Each team participating in the games, held on the weekend of Feb. 3-5, included a minimum of two generations, from children to older adults. Games were held at outdoor and indoor locations across the city, including Salem Common, Olde Salem Greens Golf Course, Salem Woods, the Salem State University gymnasium, the YMCA pool, and the Salem Community Center.
The games included a scavenger hunt focused on Salem’s history, cornhole, “human foosball,” and blacklight dodgeball, which was “a really big hit,” according to Patricia O’Brien, Salem’s parks, recreation and community services director.
 More traditional games included soccer, basketball, flag football and water volleyball, O’Brien said. Dutch students participating in the Salem State University-Rotterdam University international exchange program demonstrated how to play some of their traditional games, such as “nail pooping,” cake eating, can throwing and sack races.
“The philosophy is definitely cross-generational activities … just loose fun, going out and having fun and with multiple generations of families and friends,” O’Brien said. “A lot of the things were selected with that in mind, to make sure everyone would feel welcome to participate.”
The games are intended to encourage “lifetime fun, fitness, being active and playing,” O’Brien said, adding, “You can’t get enough play in everyday life.

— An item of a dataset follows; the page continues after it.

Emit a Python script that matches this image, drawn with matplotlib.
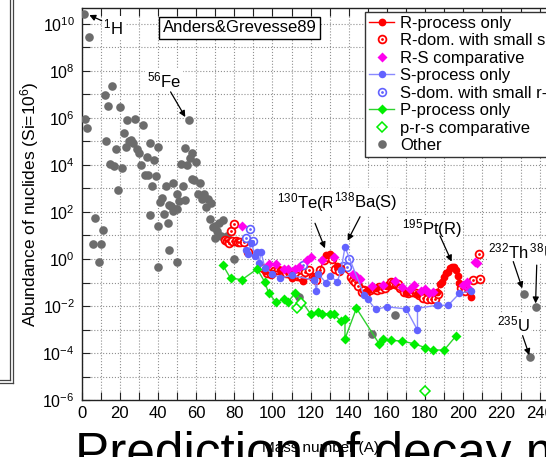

“I think it was really successful overall,” she continued. “I’m hoping it’s one of those things that catches on. We got incredibly positive feedback from everyone that participated.”

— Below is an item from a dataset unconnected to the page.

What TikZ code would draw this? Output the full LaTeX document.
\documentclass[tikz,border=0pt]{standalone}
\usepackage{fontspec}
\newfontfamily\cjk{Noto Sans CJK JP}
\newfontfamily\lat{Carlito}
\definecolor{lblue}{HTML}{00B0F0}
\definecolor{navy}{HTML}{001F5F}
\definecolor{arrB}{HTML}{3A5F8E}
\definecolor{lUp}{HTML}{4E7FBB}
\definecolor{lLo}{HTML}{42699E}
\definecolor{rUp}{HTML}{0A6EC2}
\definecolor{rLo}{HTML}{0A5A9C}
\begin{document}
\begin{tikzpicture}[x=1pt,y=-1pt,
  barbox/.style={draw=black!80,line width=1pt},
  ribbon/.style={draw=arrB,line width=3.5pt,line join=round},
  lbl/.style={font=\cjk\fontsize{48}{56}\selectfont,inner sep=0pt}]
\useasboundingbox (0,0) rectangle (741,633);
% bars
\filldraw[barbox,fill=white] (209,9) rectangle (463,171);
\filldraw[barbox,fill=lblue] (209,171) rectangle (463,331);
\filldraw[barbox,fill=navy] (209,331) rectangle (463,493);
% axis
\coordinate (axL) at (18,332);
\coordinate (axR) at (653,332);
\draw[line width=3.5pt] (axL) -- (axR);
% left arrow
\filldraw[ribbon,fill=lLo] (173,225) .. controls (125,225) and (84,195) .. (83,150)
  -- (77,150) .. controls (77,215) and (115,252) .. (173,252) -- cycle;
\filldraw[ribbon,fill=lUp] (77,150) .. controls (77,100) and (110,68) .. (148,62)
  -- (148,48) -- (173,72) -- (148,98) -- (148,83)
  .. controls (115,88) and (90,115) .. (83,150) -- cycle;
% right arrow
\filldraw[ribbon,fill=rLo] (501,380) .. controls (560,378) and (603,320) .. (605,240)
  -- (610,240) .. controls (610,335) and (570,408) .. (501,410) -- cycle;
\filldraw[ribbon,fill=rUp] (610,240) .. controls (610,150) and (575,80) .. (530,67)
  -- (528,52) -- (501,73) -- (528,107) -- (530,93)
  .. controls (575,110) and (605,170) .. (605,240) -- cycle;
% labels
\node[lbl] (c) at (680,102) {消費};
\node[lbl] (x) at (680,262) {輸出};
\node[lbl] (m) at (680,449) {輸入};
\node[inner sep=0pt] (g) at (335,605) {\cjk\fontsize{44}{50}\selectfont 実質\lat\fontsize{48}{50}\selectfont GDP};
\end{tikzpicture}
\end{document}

The Generation Games ( debuted in Rotterdam in 2012. Bringing them to Salem was sparked by the Salem State exchange program, which brings Rotterdam students and faculty to Salem State to participate in programs sponsored by the university’s Sport and Movement Science Department.
At the Opening Ceremony, elected officials wrote on a baton with the hope of passing it to the next city that wants to host the games. Mayor Driscoll said in a statement that the games dovetail with the community’s goals for lifelong health and fitness.
“As a certified Age-Friendly City currently implementing our Salem For All Ages action plan, I am especially pleased that these games will help further promote intergenerational communication in our community, as well,” Driscoll said.